# My new bike storage facility



## jamin100 (7 Nov 2011)

So here was my conundrum

I have a nice new bike that I don't want thrown in and ruined in our 6x4 shed around the back of the house

I have 3 young children and a wife that would never allow the bike to be kept in the house

I can't afford or have any room for one of those fancy metal bike sheds.

So where do I store my bike to keep it dry?

Well at the weekend I covered my side passage and mounted the bike on the wall. Total cost £40 







I've got a cover too that goes over the bike but I'm pretty pleased with my efforts 

Sent from my Nexus One using Tapatalk


----------



## Night Train (7 Nov 2011)

Nice work but make sure it is well secured to an anchor that is security bolted to the wall.


----------



## jamin100 (7 Nov 2011)

Yeh it is, with a nice padlock and my D-Lock


----------



## SurlyNomad (7 Nov 2011)

Very well done! Maybe a bit of carpet gripper on the top of the back gate there!


----------



## jamin100 (7 Nov 2011)

Ohhh good idea, hadn't thought of that. Got some carpet tiles to stick on the wall at the weekend to protect the parts of the bike that touch the wall

Sent from my Nexus One using Tapatalk


----------



## roadrash (7 Nov 2011)

just a thought ...... clear out the above mentioned shed ,put all items under the newly built side passage cover ...keep bike locked in shed,  RESULT


----------



## okeydokey79 (8 Nov 2011)

roadrash said:


> just a thought ...... clear out the above mentioned shed ,put all items under the newly built side passage cover ...keep bike locked in shed,  RESULT


----------



## jamin100 (8 Nov 2011)

roadrash said:


> just a thought ...... clear out the above mentioned shed ,put all items under the newly built side passage cover ...keep bike locked in shed,  RESULT



lol if only it were that simple. 

+ the shed is at the back of the house and we have no access to the bark garden from the front of the house so the bike would have to weave through the living room and kitchen to get it in and out. Again the wife and kids are the downfall...

If its at the side i'll use it more


----------



## 400bhp (8 Nov 2011)

You really need some kind of security too.

Fix a post into the ground and buy a good d-lock to attach it to.


----------



## PJ79LIZARD (8 Nov 2011)

My weekend bike hung off the living room wall for a few months, I quite liked it, but my mrs didn't seem to have the same love for it. I moved it and hung it on the hall wall instead! It's all about compromise lol


----------



## jamin100 (8 Nov 2011)

PJ79LIZARD said:


> My weekend bike hung off the living room wall for a few months, I quite liked it, but my mrs didn't seem to have the same love for it. I moved it and hung it on the hall wall instead! It's all about compromise lol



lol yeh my wife doesnt like compromise


----------



## jamin100 (8 Nov 2011)

400bhp said:


> You really need some kind of security too.Fix a post into the ground and buy a good d-lock to attach it to.
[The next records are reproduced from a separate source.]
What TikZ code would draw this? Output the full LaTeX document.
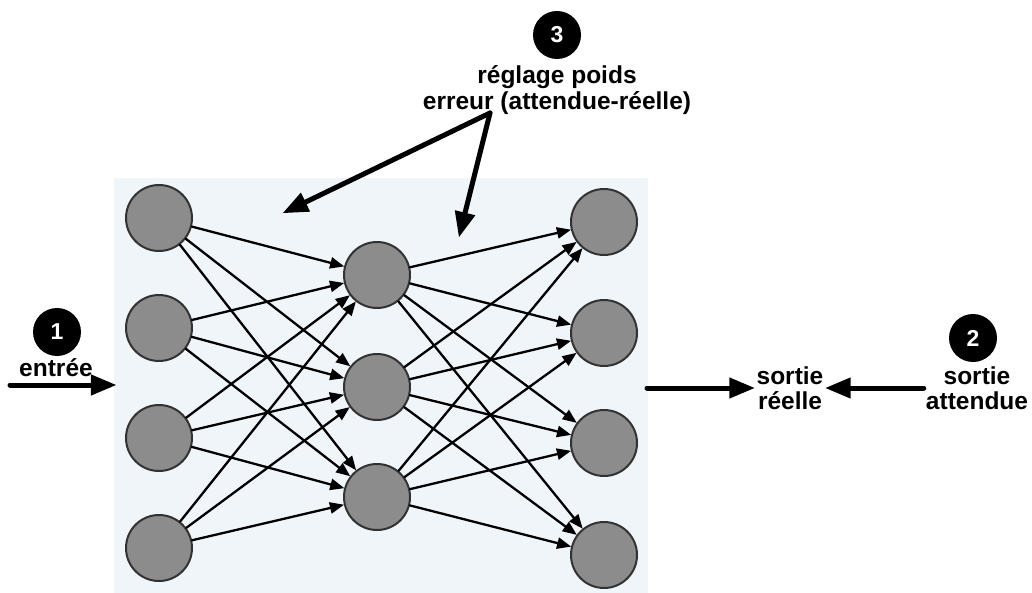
\documentclass[tikz,border=0pt]{standalone}
\usepackage{fontspec}
\setmainfont{Liberation Sans}
\usetikzlibrary{arrows}
\definecolor{fond}{RGB}{240,245,250}
\definecolor{gris}{RGB}{140,140,140}
\definecolor{bord}{RGB}{50,50,50}

\begin{document}
\begin{tikzpicture}[line cap=round,line join=round,>=triangle 45,x=1pt,y=-1pt,
    neurone/.style={circle,draw=bord,fill=gris,line width=2pt,minimum size=66pt,inner sep=0pt},
    numero/.style={circle,fill=black,text=white,minimum size=48pt,inner sep=0pt,font=\fontsize{23}{25}\selectfont\bfseries},
    legende/.style={align=center,inner sep=2pt,font=\fontsize{24.5}{25.5}\selectfont\bfseries},
    lien/.style={->,line width=2.3pt},
    fleche/.style={->,line width=5pt}]
    \useasboundingbox (0,0) rectangle (1032,593);
    \fill[color=fond] (114,178) rectangle (648,593);
    % couches du reseau
    \foreach \i/\y in {1/218,2/328,3/438,4/548}
    \node[neurone] (e\i) at (159,\y) {};
    \foreach \j/\y in {1/275,2/387,3/497}
    \node[neurone] (c\j) at (377,\y) {};
    \foreach \k/\y in {1/222,2/333,3/443,4/555}
    \node[neurone] (s\k) at (604,\y) {};
    \foreach \i in {1,...,4}
    \foreach \j in {1,2,3}
    \draw[lien] (e\i) -- (c\j);
    \foreach \j in {1,2,3}
    \foreach \k in {1,...,4}
    \draw[lien] (c\j) -- (s\k);
    % entree
    \node[numero] (n1) at (57,332) {1};
    \node[legende] (entree) at (56,368) {entrée};
    \coordinate (debut) at (10,385);
    \coordinate (reseau) at (116,385);
    \draw[fleche] (debut) -- (reseau);
    % sorties
    \coordinate (sortie) at (647,388);
    \node[legende] (reelle) at (790,388) {sortie\\réelle};
    \node[numero] (n2) at (973,338) {2};
    \node[legende] (attendue) at (977,388) {sortie\\attendue};
    \draw[fleche] (sortie) -- (reelle.west);
    \draw[fleche] (attendue.west) -- (reelle.east);
    % reglage des poids
    \node[numero] (n3) at (557,35) {3};
    \node[legende] (reglage) at (557,90) {réglage poids\\erreur (attendue-réelle)};
    \coordinate (depart) at (490,113);
    \coordinate (poids1) at (283,213);
    \coordinate (poids2) at (459,237);
    \draw[fleche] (depart) -- (poids1);
    \draw[fleche] (depart) -- (poids2);
\end{tikzpicture}
\end{document}
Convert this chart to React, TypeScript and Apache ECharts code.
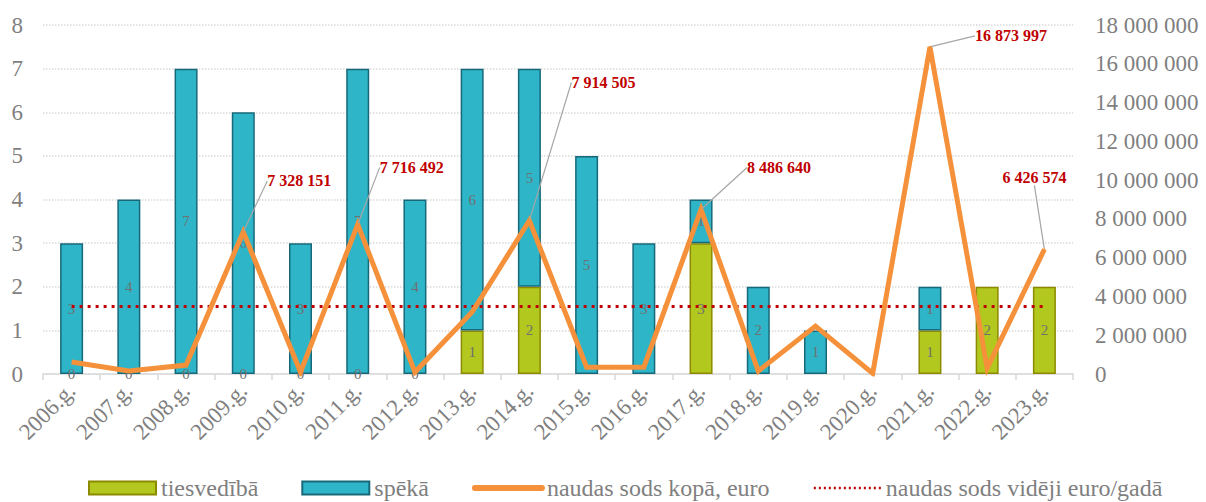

Its fixed with one of these with a padlock and my D-Lock


----------



## PK99 (8 Nov 2011)

jamin100 said:


> Its fixed with one of these with a padlock and my D-Lock



Are you sure that is strong/secure enough?

Have you used standard bolts or tamper proof security bolts?


----------



## jamin100 (8 Nov 2011)

PK99 said:


> Are you sure that is strong/secure enough?
> 
> Have you used standard bolts or tamper proof security bolts?



its probably not the most secure solution but with my limited budget and very limited DIY skills its probably not far off the best I could do., 

I used some 3.5inch screws that went in very tightly with my mains electric drill. My battery one wasnt shifting them and even the electric powered one struggled. It would take a great deal of force and noise to remove them. It would be easier to saw through the wall bracket.


----------



## cd365 (8 Nov 2011)

That will be good enough to stop the opportunist thief.
Very little is safe to a professional thief who has targeted your stuff!


----------



## jamin100 (8 Nov 2011)

cd365 said:


> That will be good enough to stop the opportunist thief.
> Very little is safe to a professional thief who has targeted your stuff!



Yes, if they are that desperate for it then they will get it no matter what. luckily crime is low around area for now


----------



## Night Train (8 Nov 2011)

It's not the strongest way to lock the bike as a hammer and chisel will have that off in seconds.
But it will do for the moment while you think about additional security.

Is the ground soild or is that slabs on the ground?
You could use a couple of big screw in anchors with a chain through them.
Two of these available form B&Q and other places would do.





You use two so that when chained together you can't unscrew them. I have one under each of my car trailers to chain the trailers to the ground.

Alternatively a motorbike ground anchor bolted to the wall would do.
I had one of these.




The bolts have allen key heads and a small ball bearing is hammered into the head to make it secure.
You will need a decent masonary drill to fit it well though.


----------



## Vellacarbon (3 May 2018)

This is exactly What I need could u please send me info on what U brought and where from plZ as been trying to find Right materials to do

Thanks so much


----------



## Vellacarbon (3 May 2018)

I do need this in my life can u send me Info as looks almost identical to what I am trying to do same sizes etc also FAB work x



jamin100 said:


> So here was my conundrum
> 
> I have a nice new bike that I don't want thrown in and ruined in our 6x4 shed around the back of the house
> 
> ...


I


----------



## Vellacarbon (3 May 2018)

I SO need not do need lol


----------



## Vellacarbon (3 May 2018)

By the way it’s not for my bike I just can’t have gaps as using it as a bit my parrots can fly in as have neighbours wall and my wall either size and want a covered outdoor space for muddy boots etc

Thanks


----------



## Vellacarbon (3 May 2018)

By the way I have no side access via gate into is all secured as only had side door from my flat and window for kitchen so not worry about Security too much as very private where my bit is


----------



## Vantage (3 May 2018)

Divorce the wife and put the kids up for adoption.
My bike lives in the house. Period. 
Priorities you see


----------



## Nebulous (6 May 2018)

Two of my bikes are in the house and the commuter stays in the shed, but I'm in the process of buying another house. It is on the main street of a fairly busy town and has an old fashioned garage with wooden folding doors onto the street. The previous owner was a builder and built a workbench across the back of the doors. The garage would possibly be too small for modern cars anyway. It is an amazing Aladdin's cave of old rubbish but is going to become a bike storage / workshop facility. My wife is baffled by the fact that I'm more excited by this man cave than anything else in the house!


----------



## DCBassman (6 May 2018)

Result!


----------